--- Begin DATA SEGMENT ---

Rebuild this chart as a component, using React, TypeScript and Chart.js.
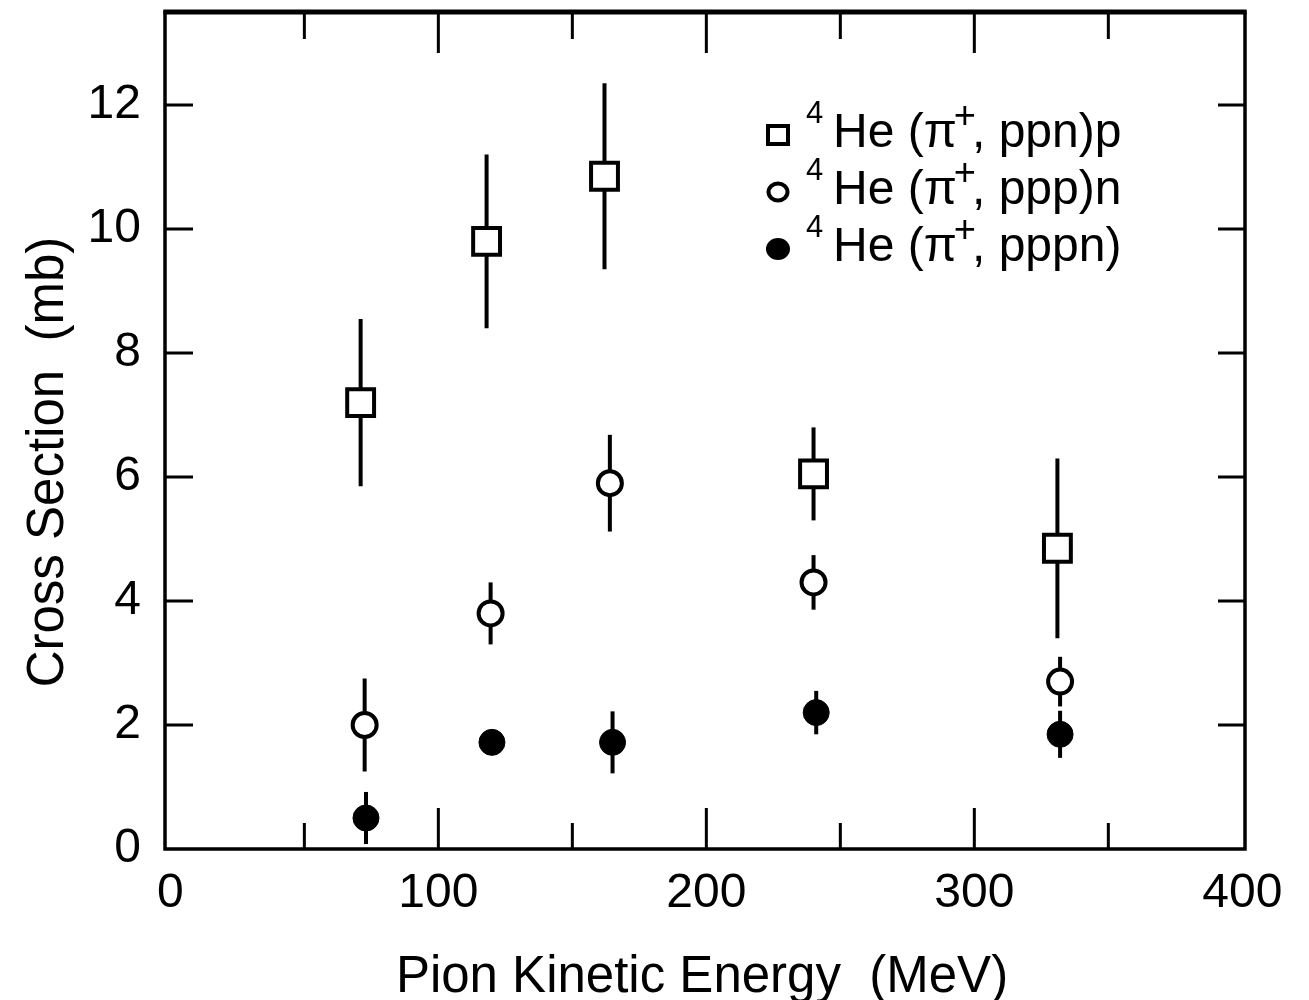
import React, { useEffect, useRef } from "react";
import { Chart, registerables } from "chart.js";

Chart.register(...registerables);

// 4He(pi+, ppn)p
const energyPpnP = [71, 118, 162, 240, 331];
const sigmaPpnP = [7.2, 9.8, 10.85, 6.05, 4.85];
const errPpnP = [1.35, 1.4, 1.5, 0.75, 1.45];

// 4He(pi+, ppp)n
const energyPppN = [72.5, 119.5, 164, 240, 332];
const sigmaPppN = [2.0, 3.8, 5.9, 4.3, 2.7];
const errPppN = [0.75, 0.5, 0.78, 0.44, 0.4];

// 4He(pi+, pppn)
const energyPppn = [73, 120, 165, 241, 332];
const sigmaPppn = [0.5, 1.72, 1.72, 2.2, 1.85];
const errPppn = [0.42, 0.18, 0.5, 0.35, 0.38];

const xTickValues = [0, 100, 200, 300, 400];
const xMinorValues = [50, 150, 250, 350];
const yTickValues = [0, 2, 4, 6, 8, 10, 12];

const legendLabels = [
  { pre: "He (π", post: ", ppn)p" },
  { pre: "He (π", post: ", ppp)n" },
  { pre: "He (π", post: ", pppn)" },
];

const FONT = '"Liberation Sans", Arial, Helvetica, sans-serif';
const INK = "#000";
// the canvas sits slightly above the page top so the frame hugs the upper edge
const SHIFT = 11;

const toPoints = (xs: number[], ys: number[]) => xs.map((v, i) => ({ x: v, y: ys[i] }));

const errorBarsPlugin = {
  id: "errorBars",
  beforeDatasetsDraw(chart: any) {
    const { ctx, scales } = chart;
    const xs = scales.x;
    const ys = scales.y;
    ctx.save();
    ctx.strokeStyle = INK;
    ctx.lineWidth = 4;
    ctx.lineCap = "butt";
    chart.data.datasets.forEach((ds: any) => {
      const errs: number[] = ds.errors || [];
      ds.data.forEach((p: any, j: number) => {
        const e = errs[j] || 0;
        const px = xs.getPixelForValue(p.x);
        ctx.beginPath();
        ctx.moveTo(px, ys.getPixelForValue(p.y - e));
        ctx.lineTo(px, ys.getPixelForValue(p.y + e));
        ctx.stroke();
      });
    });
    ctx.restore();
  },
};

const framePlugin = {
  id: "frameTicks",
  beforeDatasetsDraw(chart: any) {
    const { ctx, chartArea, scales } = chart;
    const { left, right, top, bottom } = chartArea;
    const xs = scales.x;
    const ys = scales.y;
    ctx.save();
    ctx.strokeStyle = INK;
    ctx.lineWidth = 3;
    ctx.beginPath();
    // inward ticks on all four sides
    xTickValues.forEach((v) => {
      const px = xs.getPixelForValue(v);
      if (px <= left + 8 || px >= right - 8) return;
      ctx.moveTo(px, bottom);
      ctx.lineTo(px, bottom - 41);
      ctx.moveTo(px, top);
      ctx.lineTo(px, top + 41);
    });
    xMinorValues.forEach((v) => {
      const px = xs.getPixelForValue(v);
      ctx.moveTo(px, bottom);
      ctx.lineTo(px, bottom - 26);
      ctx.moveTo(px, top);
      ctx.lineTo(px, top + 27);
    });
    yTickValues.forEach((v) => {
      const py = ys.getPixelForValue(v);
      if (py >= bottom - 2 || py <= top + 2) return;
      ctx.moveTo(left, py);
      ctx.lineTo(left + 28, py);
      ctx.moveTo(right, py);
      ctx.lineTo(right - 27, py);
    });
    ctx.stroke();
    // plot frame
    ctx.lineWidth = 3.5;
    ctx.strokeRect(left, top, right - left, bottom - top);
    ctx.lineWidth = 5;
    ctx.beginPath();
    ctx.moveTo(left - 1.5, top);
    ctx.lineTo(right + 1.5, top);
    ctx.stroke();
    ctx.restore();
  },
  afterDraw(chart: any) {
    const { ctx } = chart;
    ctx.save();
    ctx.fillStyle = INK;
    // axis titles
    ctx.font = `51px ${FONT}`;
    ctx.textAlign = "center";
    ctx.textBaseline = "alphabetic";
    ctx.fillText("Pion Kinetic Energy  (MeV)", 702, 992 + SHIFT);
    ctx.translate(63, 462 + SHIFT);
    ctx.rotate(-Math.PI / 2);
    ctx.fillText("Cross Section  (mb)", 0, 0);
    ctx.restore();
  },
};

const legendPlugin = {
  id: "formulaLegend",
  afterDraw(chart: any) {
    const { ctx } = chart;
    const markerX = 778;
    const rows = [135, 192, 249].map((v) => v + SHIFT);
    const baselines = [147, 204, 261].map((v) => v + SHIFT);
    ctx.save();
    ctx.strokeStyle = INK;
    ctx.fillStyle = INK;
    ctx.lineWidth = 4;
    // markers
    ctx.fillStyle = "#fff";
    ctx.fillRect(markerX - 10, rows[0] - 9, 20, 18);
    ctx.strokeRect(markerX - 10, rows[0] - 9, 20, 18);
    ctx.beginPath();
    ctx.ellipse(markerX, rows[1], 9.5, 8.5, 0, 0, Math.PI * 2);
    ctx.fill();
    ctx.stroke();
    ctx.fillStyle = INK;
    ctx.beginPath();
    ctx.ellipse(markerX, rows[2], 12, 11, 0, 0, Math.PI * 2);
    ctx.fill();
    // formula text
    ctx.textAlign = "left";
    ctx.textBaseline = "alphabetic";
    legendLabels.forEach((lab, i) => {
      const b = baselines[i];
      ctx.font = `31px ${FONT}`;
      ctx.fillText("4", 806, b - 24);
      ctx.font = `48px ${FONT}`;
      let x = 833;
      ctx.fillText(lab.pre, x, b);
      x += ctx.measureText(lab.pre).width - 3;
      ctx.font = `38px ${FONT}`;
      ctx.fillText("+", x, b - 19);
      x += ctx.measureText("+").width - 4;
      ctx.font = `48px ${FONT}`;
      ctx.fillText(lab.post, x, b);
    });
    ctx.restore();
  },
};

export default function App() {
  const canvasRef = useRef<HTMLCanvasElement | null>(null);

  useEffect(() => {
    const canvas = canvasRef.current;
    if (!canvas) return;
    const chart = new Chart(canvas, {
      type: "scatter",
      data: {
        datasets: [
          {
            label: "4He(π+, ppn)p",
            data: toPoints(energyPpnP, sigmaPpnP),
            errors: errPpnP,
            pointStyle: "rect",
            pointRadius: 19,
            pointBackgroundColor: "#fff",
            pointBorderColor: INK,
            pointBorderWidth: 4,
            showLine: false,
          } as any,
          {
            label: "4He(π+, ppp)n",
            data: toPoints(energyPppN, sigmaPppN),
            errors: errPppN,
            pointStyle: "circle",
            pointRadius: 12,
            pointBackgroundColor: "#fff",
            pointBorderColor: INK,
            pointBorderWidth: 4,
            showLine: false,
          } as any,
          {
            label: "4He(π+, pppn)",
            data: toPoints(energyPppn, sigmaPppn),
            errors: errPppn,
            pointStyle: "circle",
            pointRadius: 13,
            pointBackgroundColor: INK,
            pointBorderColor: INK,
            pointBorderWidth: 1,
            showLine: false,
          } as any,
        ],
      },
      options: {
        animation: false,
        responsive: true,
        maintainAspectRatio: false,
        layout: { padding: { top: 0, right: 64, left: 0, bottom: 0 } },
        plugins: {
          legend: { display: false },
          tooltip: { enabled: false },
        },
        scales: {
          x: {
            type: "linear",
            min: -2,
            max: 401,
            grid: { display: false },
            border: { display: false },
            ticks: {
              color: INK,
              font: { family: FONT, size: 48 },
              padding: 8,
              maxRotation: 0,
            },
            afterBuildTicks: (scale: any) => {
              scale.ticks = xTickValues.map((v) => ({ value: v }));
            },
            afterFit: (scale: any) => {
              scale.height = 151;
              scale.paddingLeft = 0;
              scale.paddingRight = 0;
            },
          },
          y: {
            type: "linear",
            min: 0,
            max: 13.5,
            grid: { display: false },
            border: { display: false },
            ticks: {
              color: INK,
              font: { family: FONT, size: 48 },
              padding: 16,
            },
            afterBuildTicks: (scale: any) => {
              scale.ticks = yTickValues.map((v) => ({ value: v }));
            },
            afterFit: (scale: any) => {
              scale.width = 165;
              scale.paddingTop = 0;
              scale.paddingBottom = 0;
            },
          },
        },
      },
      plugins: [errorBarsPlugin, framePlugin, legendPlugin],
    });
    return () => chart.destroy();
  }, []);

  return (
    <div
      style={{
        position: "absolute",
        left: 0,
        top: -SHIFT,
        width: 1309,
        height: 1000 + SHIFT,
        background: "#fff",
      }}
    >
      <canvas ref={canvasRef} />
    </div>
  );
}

--- End DATA SEGMENT ---

* **STATED TASK**:
Copy each line from the data above that includes "React".

* **COMPLETE RESPONSE**:
Rebuild this chart as a component, using React, TypeScript and Chart.js.
import React, { useEffect, useRef } from "react";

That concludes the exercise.